National holiday in Bosnia and Herzegovina

Independence Day (Dan nezavisnosti; Dan neovisnosti; Дан независности) is a public holiday observed in the Federation of Bosnia and Herzegovina, an entity of Bosnia and Herzegovina on 1 March to celebrate the independence of the then Republic of Bosnia and Herzegovina from the Socialist Federal Republic of Yugoslavia in 1992.

The other entity, Republika Srpska, marks 1 March as a day of grievance.

== History ==

Citizens of the Socialist Republic of Bosnia and Herzegovina, a constituent federal state of the Socialist Federal Republic of Yugoslavia, voted in an independence referendum held between 28 February and 1 March 1992. The referendum question was: "Are you in favour of a sovereign and independent Bosnia-Herzegovina, a state of equal citizens and nations of Muslims, Serbs, Croats and others who live in it?" Independence was strongly favoured by Muslims and Bosnian Croat voters, while majority of Bosnian Serbs boycotted it.

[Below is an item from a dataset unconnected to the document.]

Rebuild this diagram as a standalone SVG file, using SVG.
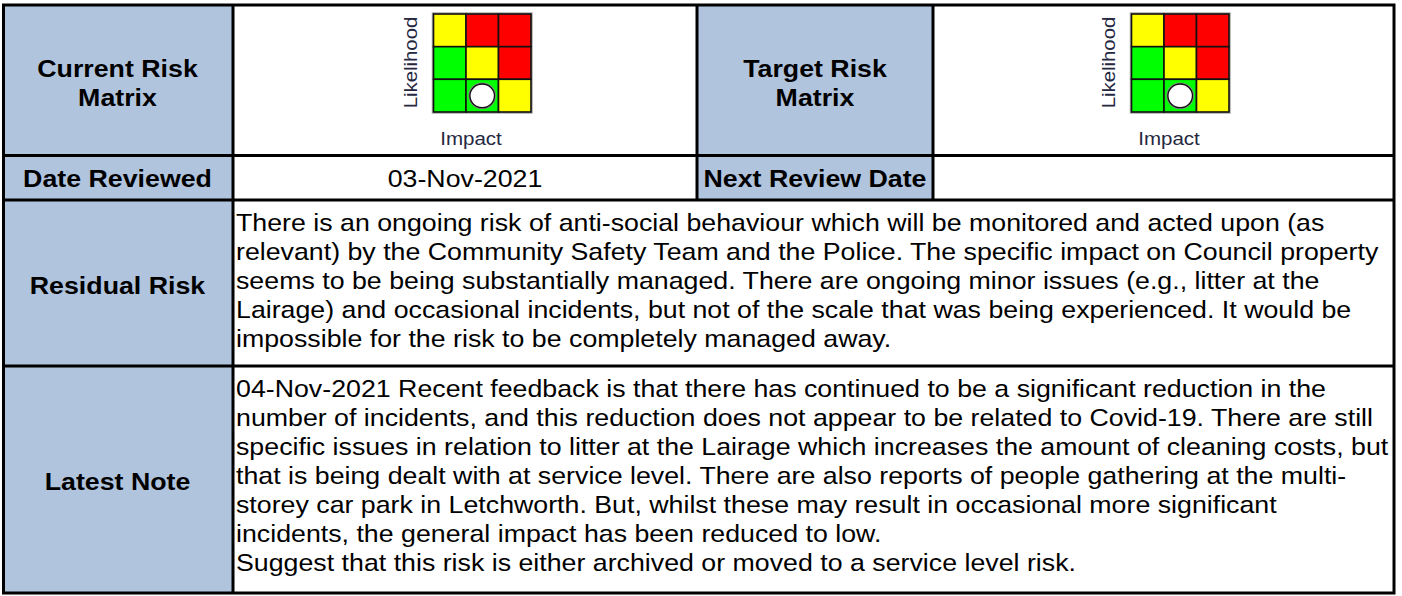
<svg xmlns="http://www.w3.org/2000/svg" width="1402" height="596" viewBox="0 0 1402 596">
<style>
.lbl{font-family:"Liberation Sans",Arial,sans-serif;font-weight:bold;font-size:24px;fill:#000}
.txt{font-family:"Liberation Sans",Arial,sans-serif;font-size:24px;fill:#000}
.ax{font-family:"Liberation Sans",Arial,sans-serif;font-size:18.5px;fill:#25283f}
.hdr{fill:#B0C4DE}
.line{stroke:#000;stroke-width:3;fill:none}
.cell{stroke:#111;stroke-width:1.6}
.y{fill:#FFFF00}
.r{fill:#FF0000}
.g{fill:#00FF00}
</style>
<defs>
<g id="matrix">
<rect x="433.5" y="14" width="97.5" height="98" fill="none" stroke="#aaa" stroke-width="3.5"/>
<rect class="cell y" x="433.5" y="14" width="32.5" height="32.7"/>
<rect class="cell r" x="466" y="14" width="32.5" height="32.7"/>
<rect class="cell r" x="498.5" y="14" width="32.5" height="32.7"/>
<rect class="cell g" x="433.5" y="46.7" width="32.5" height="32.6"/>
<rect class="cell y" x="466" y="46.7" width="32.5" height="32.6"/>
<rect class="cell r" x="498.5" y="46.7" width="32.5" height="32.6"/>
<rect class="cell g" x="433.5" y="79.3" width="32.5" height="32.7"/>
<rect class="cell g" x="466" y="79.3" width="32.5" height="32.7"/>
<rect class="cell y" x="498.5" y="79.3" width="32.5" height="32.7"/>
<ellipse cx="482.2" cy="95.8" rx="12.3" ry="11.8" fill="#fff" stroke="#888" stroke-width="3"/>
<ellipse cx="482.2" cy="95.8" rx="12.3" ry="11.8" fill="#fff" stroke="#111" stroke-width="1.4"/>
<text class="ax" text-anchor="middle" transform="translate(417,62.5) rotate(-90) scale(1.1,1)">Likelihood</text>
<text class="ax" text-anchor="middle" transform="translate(471,145) scale(1.11,1)">Impact</text>
</g>
</defs>
<rect x="0" y="0" width="1402" height="596" fill="#fff"/>
<g id="header-cells">
<rect class="hdr" x="3.5" y="5" width="229.5" height="588"/>
<rect class="hdr" x="697" y="5" width="236" height="195"/>
</g>
<g id="current-risk-matrix">
<text class="lbl" text-anchor="middle" transform="translate(117.5,77) scale(1.115,1)">Current Risk</text>
<text class="lbl" text-anchor="middle" transform="translate(117.5,106) scale(1.115,1)">Matrix</text>
<use href="#matrix"/>
</g>
<g id="target-risk-matrix">
<text class="lbl" text-anchor="middle" transform="translate(815,77) scale(1.115,1)">Target Risk</text>
<text class="lbl" text-anchor="middle" transform="translate(815,106) scale(1.115,1)">Matrix</text>
<use href="#matrix" x="698"/>
</g>
<g id="date-reviewed">
<text class="lbl" text-anchor="middle" transform="translate(117.5,187) scale(1.115,1)">Date Reviewed</text>
<text class="txt" text-anchor="middle" transform="translate(465,187) scale(1.115,1)">03-Nov-2021</text>
</g>
<g id="next-review-date">
<text class="lbl" text-anchor="middle" transform="translate(815,187) scale(1.115,1)">Next Review Date</text>
</g>
<g id="residual-risk">
<text class="lbl" text-anchor="middle" transform="translate(117.5,294) scale(1.115,1)">Residual Risk</text>
<g transform="translate(236,0) scale(1.115,1)">
<text class="txt" x="0" y="231">There is an ongoing risk of anti-social behaviour which will be monitored and acted upon (as</text>
<text class="txt" x="0" y="260">relevant) by the Community Safety Team and the Police. The specific impact on Council property</text>
<text class="txt" x="0" y="289">seems to be being substantially managed. There are ongoing minor issues (e.g., litter at the</text>
<text class="txt" x="0" y="318">Lairage) and occasional incidents, but not of the scale that was being experienced. It would be</text>
<text class="txt" x="0" y="347">impossible for the risk to be completely managed away.</text>
</g>
</g>
<g id="latest-note">
<text class="lbl" text-anchor="middle" transform="translate(117.5,490) scale(1.115,1)">Latest Note</text>
<g transform="translate(236,0) scale(1.115,1)">
<text class="txt" x="0" y="397">04-Nov-2021 Recent feedback is that there has continued to be a significant reduction in the</text>
<text class="txt" x="0" y="426">number of incidents, and this reduction does not appear to be related to Covid-19. There are still</text>
<text class="txt" x="0" y="455">specific issues in relation to litter at the Lairage which increases the amount of cleaning costs, but</text>
<text class="txt" x="0" y="484">that is being dealt with at service level. There are also reports of people gathering at the multi-</text>
<text class="txt" x="0" y="513">storey car park in Letchworth. But, whilst these may result in occasional more significant</text>
<text class="txt" x="0" y="542">incidents, the general impact has been reduced to low.</text>
<text class="txt" x="0" y="571">Suggest that this risk is either archived or moved to a service level risk.</text>
</g>
</g>
<g id="grid-lines">
<rect class="line" x="3.5" y="5" width="1390.5" height="588"/>
<line class="line" x1="3.5" y1="155.5" x2="1394" y2="155.5"/>
<line class="line" x1="3.5" y1="200" x2="1394" y2="200"/>
<line class="line" x1="3.5" y1="366" x2="1394" y2="366"/>
<line class="line" x1="233" y1="5" x2="233" y2="593"/>
<line class="line" x1="697" y1="5" x2="697" y2="200"/>
<line class="line" x1="933" y1="5" x2="933" y2="200"/>
</g>
</svg>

Voter turnout was 63.6 per cent, of whom 99.7 per cent voted for the independence. However, the referendum failed to attain the constitutionally required two-thirds majority since only 64 per cent of eligible voters participated.

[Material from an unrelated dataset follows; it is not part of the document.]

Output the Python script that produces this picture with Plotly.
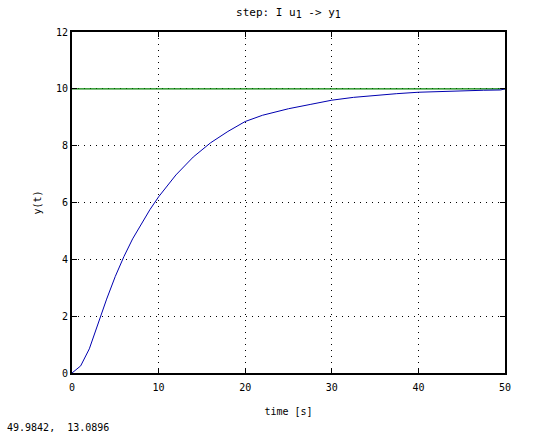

Nevertheless, the referendum results were accepted on 6 March by the Parliament of Bosnia and Herzegovina. On 7 April 1992, the European Community recognized Bosnia and Herzegovina as an independent state. The Parliament of the Federation of Bosnia and Herzegovina (the parliament of the Bosniak–Croat Federation) decided on 28 February 1995 that 1 March would be the Independence Day of Bosnia and Herzegovina and a national holiday. Independence Day was celebrated for the first time on 1 March 1995.

== Observance ==
The Independence Day of Bosnia and Herzegovina is celebrated only in the Federation of Bosnia and Herzegovina, while Republika Srpska has its own Independence Day on 9 January. President of Republika Srpska Milorad Dodik said that Independence Day "is a holiday of the Bosniak people and we do not dispute it, but it is not a holiday celebrated in the Republika Srpska". Most Bosnian Serbs instead associate the date with the 1 March 1992 attack on a Serb wedding procession in Sarajevo which resulted in the death of the groom's father and the wounding of a Serbian Orthodox priest, whom most Bosnian Serbs consider to have been the first casualties of the Bosnian War.